The final conference was the last public event of the project. A final report on the project was published in 2014. The remaining work until it expires at the end of August, 2014 deals with individual writing and editing of monographs, articles and edited volumes.


11-13 June
Sixth and the final meeting with the working group on Teleology and History
Programme

The Working Group "Teleology and History" has held its sixth and final meeting at Lake Saimaa in Karelia, 11-13 June 2013. The meeting served as a finishing workshop for the pre-circulated papers of which the volume the group will publish will be composed.

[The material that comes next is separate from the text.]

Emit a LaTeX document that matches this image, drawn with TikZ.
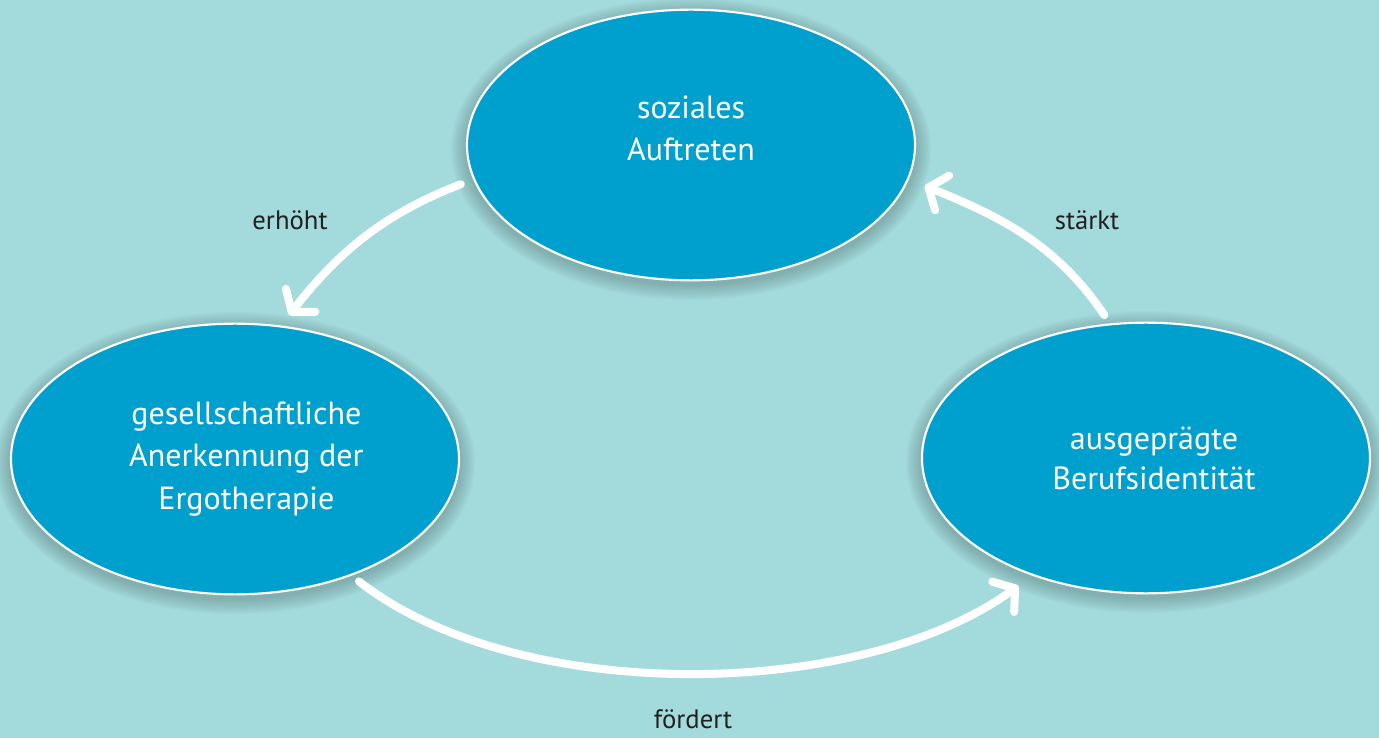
\documentclass[tikz,border=0pt]{standalone}
\usepackage{fontspec}
\setmainfont{PT Sans}
\usetikzlibrary{arrows.meta,shapes.geometric}
\definecolor{bgc}{HTML}{A3DADB}
\definecolor{blobc}{HTML}{00A0CE}
\definecolor{txtc}{HTML}{231F20}
\newcommand{\rs}[1]{\hspace*{#1}}
\tikzset{
  blob/.style={ellipse, fill=blobc, draw=white, line width=1.6pt, inner sep=0pt,
    minimum width=336pt, minimum height=203pt, text=white, align=center,
    font=\fontsize{24}{32}\selectfont},
  flow/.style={draw=white, line width=6pt, line cap=round,
    -{Straight Barb[length=11pt,width=28pt,line cap=round,round]}},
  lbl/.style={text=txtc, font=\fontsize{20}{24}\selectfont}
}
\begin{document}
\begin{tikzpicture}[x=0.75pt,y=-0.75pt]
\useasboundingbox (0,0) rectangle (1379,738);
\fill[bgc] (0,0) rectangle (1379,738);
% soft shadows
\foreach \cx/\cy in {691/145,235/459,1146/458}{
  \foreach \i in {1,...,10}{
    \fill[black,opacity=0.018] (\cx,\cy+4) ellipse [x radius=224+1.6*\i, y radius=135+1.6*\i];
  }
}
\node[blob] (top) at (691,145) {soziales\\Auftreten\\[-7pt]\mbox{}};
\node[blob] (left) at (235,459) {\rs{17pt}gesellschaftliche\\\rs{17pt}Anerkennung der\\\rs{17pt}Ergotherapie};
\node[blob, font=\fontsize{24}{30}\selectfont] (right) at (1146,458) {\rs{12pt}ausgeprägte\\\rs{12pt}Berufsidentität};
\draw[flow, shorten <=10pt, shorten >=10pt] (top.189.6) to[out=201, in=52] (left.71.9);
\draw[flow, shorten <=7.5pt, shorten >=13pt] (right.105.5) to[out=124, in=338] (top.-9.5);
\draw[flow, shorten <=7pt, shorten >=13pt] (left.-45.2) to[out=-38, in=216, looseness=0.8] (right.226.6);
\node[lbl] (l1) at (290,220) {erhöht};
\node[lbl] (l2) at (1087,220) {stärkt};
\node[lbl] (l3) at (693,719) {fördert};
\end{tikzpicture}
\end{document}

The volume will explore teleology, in its complicated combination with history, as a heritage of enlightenment natural philosophy in the long nineteenth century. Our contributions will focus on the fragmentation and multiplication of teleology after 1800. This exploration requires coverage of multiple concrete contexts as located in a variety of broader areas – especially theoretical discourse, textuality, ontology and epistemic techné, and political thought and practice – in which historical teleologies manifested themselves. Neither purely a history of ideas, nor purely a history of literary or political culture, the methodological make-up of the volume will be hybrid, and by necessity so.

The broader aim is to advance a revision of the history of historicity in the 19th century. In Walter Benjamin's view, in the period after 1800, the philosophies of history and the practice of historical writing colluded in the creation of a "homogenous and empty time" as coinciding with linear and secular physical time, to be understood as a unified and universal frame of meaning for the experience of the world and the determination of the politically possible. This and cognate views of historical time, for the most part dating from the interwar period, continue to exert great influence on the understanding of European modernity as achieved in the 19th century. The correlated assumption that the modern regime of historicity possessed genealogical as well as constitutional unity continues to be widely held.

Our volume, by contrast, casts in doubt the idea that a single, if powerful, conception of time could function as the unifying principle of all modern historicity. As a whole, it presents an argument as to the underlying features of modern European historical discourse that provides, not merely an additive empirical pluralization of historicities, but rather a structural explanation of the plurality at hand.